Bitfinex Sues Wells Fargo For Suspension of Correspondent Bank Service
The trials and tribulations of running a fintech firm in the money transfer sector were laid bare last week when the parent company of a Hong Kong-based bitcoin exchange, Bitfinex, was forced to file a law suit against Wells Fargo, the financial services company with more than $1.7 trillion in assets.
Brave NewCoin reports that Wells Fargo has suspended the U.S. dollar wire transfer operations Bitfinex depends upon to remit deposits back to their customers purchasing digital currency.
There are 4 plaintiffs in all, demanding a jury trial. iFinex Inc, who operate Bitfinex, BFXNA Inc and BFXWW Inc, wholly owned subsidiaries of iFinex incorporated in the British Virgin Islands, and Tether Limited.
Tether is incorporated in Hong Kong, with offices in Taiwan, and uses Blockchain technology to help its customers store, send and receive digital tokens which are pegged to the dollar, euro, or yen.
The currencies on Tether’s platform are backed by fiat currency assets held by the company, and the platform fully reserved when the sum of all the tethers in circulation are greater than or equal to the reserve balance of the fiat currency.
Bitfinex uses four Taiwan based banks; Hwatai Commercial Bank, KGI Bank, First Commercial Bank and Taishin Bank; to handle its transactions; the exchange currently has $430 million USD worth of digital currency and $130m of customer deposits with the bank.
The banks conduct cross-border wire transfers using Wells Fargo as its “correspondent bank”, but towards the end of March, Wells Fargo informed them that it would no longer provide wire transfers from Bitfinex’ correspondent accounts, despite having done so for the past two years, using the Society for Worldwide Interbank Financial Telecommunication Network, better known as SWIFT.
So far Wells Fargo, which provides banking, insurance, investment mortgage and consumer and commercial finance across 8,700 locations, 12,500 ATMs, 36 countries and on behalf of one on three Americans via its network of 266,000 staff, has not provided any explanation to Bitfinex as to why it has stopped providing wire transfers on behalf of the company, and has not responded to request from Bitfinex for more information.
Wells Fargo are, however, continuing to process incoming wires to Bitfinex accounts.
Bitfinex is seeking damages “in an amount to be determined at trial”, as well as compensatory damages in excess of $75,000 and “further relief” that the court deems just.
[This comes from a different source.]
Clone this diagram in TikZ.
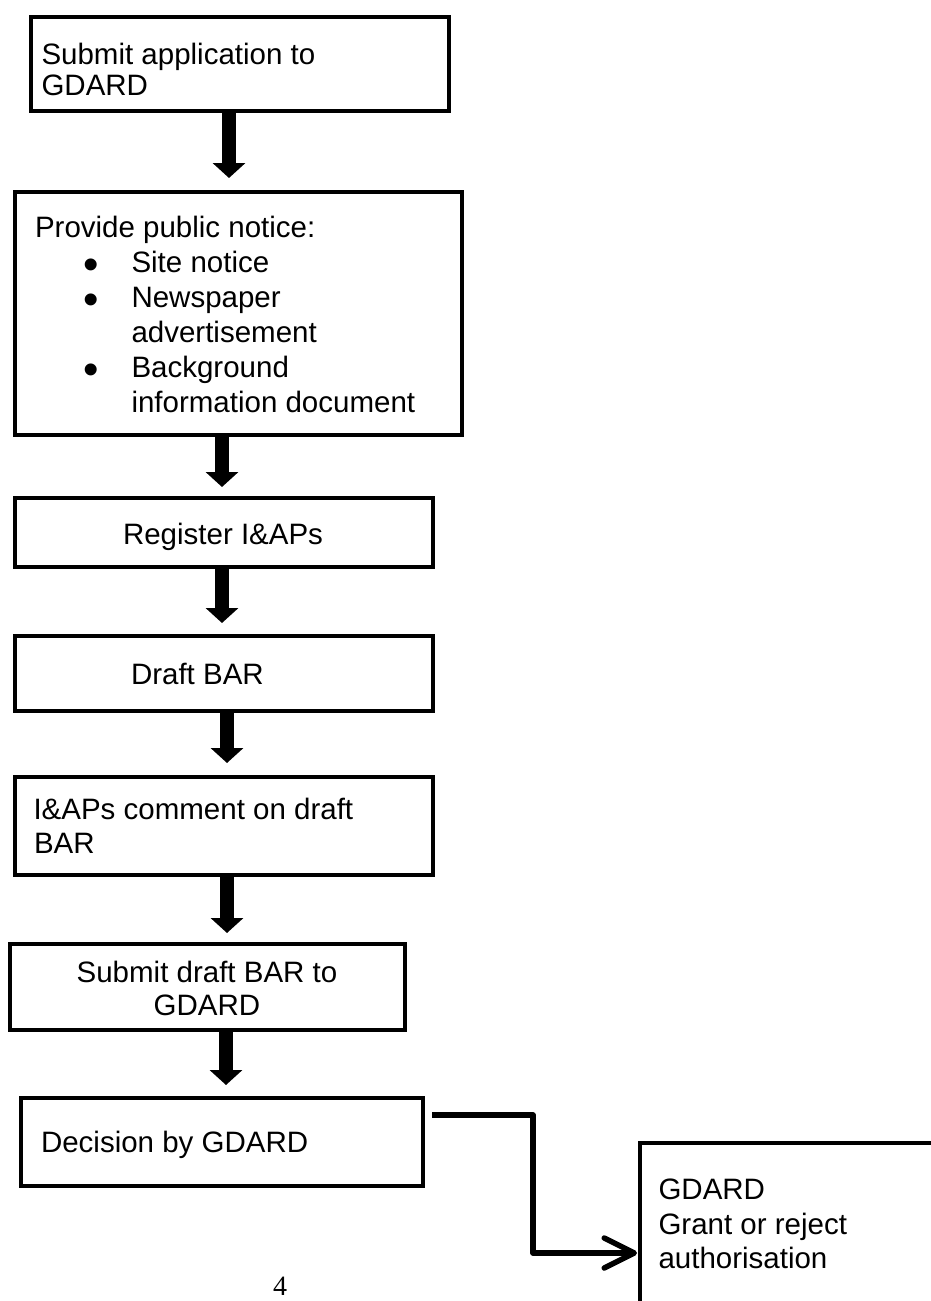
\documentclass[tikz,border=0pt]{standalone}
\usepackage{fontspec}
\setmainfont{Liberation Sans}
\newfontfamily\pagenumfont{Liberation Serif}
\usetikzlibrary{arrows.meta}
\begin{document}
\begin{tikzpicture}[x=1pt,y=-1pt,
  box/.style={draw=black, fill=white, line width=4pt, rectangle, inner sep=0pt, outer sep=0pt, anchor=north west},
  txt/.style={font=\fontsize{29.5}{35}\selectfont, inner sep=0pt, outer sep=0pt, anchor=base west},
  ctxt/.style={txt, anchor=base},
  bullet/.style={font=\fontsize{44}{44}\selectfont, inner sep=0pt, outer sep=0pt, anchor=base, text height=20pt, text depth=0pt},
  bigarrow/.style={line width=14pt, -{Triangle[width=32pt,length=15pt]}},
  elbow/.style={line width=5.5pt, line join=round, -{Straight Barb[length=30pt,width=30pt,round]}}]
\useasboundingbox (0,0) rectangle (930,1301);

% boxes
\node[box, minimum width=418pt, minimum height=94pt]  (b1) at (31,17) {};
\node[box, minimum width=447pt, minimum height=243pt] (b2) at (15,192) {};
\node[box, minimum width=418pt, minimum height=69pt]  (b3) at (15,498) {};
\node[box, minimum width=418pt, minimum height=75pt]  (b4) at (15,636) {};
\node[box, minimum width=418pt, minimum height=98pt]  (b5) at (15,777) {};
\node[box, minimum width=395pt, minimum height=86pt]  (b6) at (10,944) {};
\node[box, minimum width=402pt, minimum height=88pt]  (b7) at (21,1098) {};
\node[box, minimum width=400pt, minimum height=300pt] (b8) at (640,1143) {};

% texts
\node[txt] (t1a) at (41.5,64) {Submit application to};
\node[txt] (t1b) at (41.5,95) {GDARD};

\node[txt] (t2a) at (35,237) {Provide public notice:};
\node[bullet] (u1) at (91,279) {•};
\node[txt] (t2b) at (131.5,272) {Site notice};
\node[bullet] (u2) at (91,314) {•};
\node[txt] (t2c) at (131.5,307) {Newspaper};
\node[txt] (t2d) at (131.5,342) {advertisement};
\node[bullet] (u3) at (91,384) {•};
\node[txt] (t2e) at (131.5,377) {Background};
\node[txt] (t2f) at (131.5,412) {information document};

\node[txt] (t3) at (123,544) {Register I\&APs};
\node[txt] (t4) at (131,684) {Draft BAR};

\node[txt] (t5a) at (33.5,819) {I\&APs comment on draft};
\node[txt] (t5b) at (34,853) {BAR};

\node[ctxt] (t6a) at (207,982) {Submit draft BAR to};
\node[ctxt] (t6b) at (207,1015) {GDARD};

\node[txt] (t7) at (41,1152) {Decision by GDARD};

\node[txt] (t8a) at (658.5,1199) {GDARD};
\node[txt] (t8b) at (658.5,1234) {Grant or reject};
\node[txt] (t8c) at (658.5,1268) {authorisation};

\node[inner sep=0pt, anchor=base, font=\pagenumfont\fontsize{28}{30}\selectfont] (pg) at (280,1295) {4};

% arrow x positions
\coordinate (x1) at (229,0);
\coordinate (x2) at (222,0);
\coordinate (x3) at (222,0);
\coordinate (x4) at (227,0);
\coordinate (x5) at (227,0);
\coordinate (x6) at (226,0);

\draw[bigarrow, shorten >=14pt] (b1.south -| x1) -- (b2.north -| x1);
\draw[bigarrow, shorten >=11pt] (b2.south -| x2) -- (b3.north -| x2);
\draw[bigarrow, shorten >=13pt] (b3.south -| x3) -- (b4.north -| x3);
\draw[bigarrow, shorten >=14pt] (b4.south -| x4) -- (b5.north -| x4);
\draw[bigarrow, shorten >=11pt] (b5.south -| x5) -- (b6.north -| x5);
\draw[bigarrow, shorten >=13pt] (b6.south -| x6) -- (b7.north -| x6);

% elbow connector
\coordinate (c1) at (432,1115);
\coordinate (c2) at (533,1115);
\coordinate (c3) at (533,1253);
\draw[elbow, shorten >=3pt] (c1) -- (c2) -- (c3) -- (c3 -| b8.west);
\end{tikzpicture}
\end{document}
The company are seeking a preliminary and permanent injunction against Wells Fargo, preventing it from suspending, rejecting, or refusing to process wire transfers in U.S. dollars from plaintiff’s correspondent accounts.
The possibility of due diligence concerns has been raised by Bitfinex, but they insist that Wells Fargo were aware that the transfers they were conducting were on behalf of Bitfinex, and that a strict Know Your Customer (KYC) process was in place, revealing that Bitfinex were in the business of purchasing currencies.
It’s an issue that Bitfinex, founded in 2013, could no doubt do without – the company has been subject to two hacks; one minor attack in 2015, which followed by a larger scale hack in 2016 which led to the firm “socializing” its losses across all its user accounts, before issuing BFX tokens to represent the debt, which it now says has been paid off in full, using 119,756 bitcoins.
The company was also fined $75,000 for failing to register with the CFTC, after they began offering margin trading to their customers last year.
In a report released in June last year, the IMF highlighted the issue of correspondent banks severing ties with overseas banks. Many countries are reporting that withdrawals have reached critical levels, with Africa, the Caribbean, Central Asia, Europe and the Pacific region the worst affected.
That will be of little comfort to Bitfinex, however, who have a job persuading customers that its assets have not been frozen by Wells Fargo.
The trial will take place in San Francisco, where the decision to cease making the wire transfers was taken.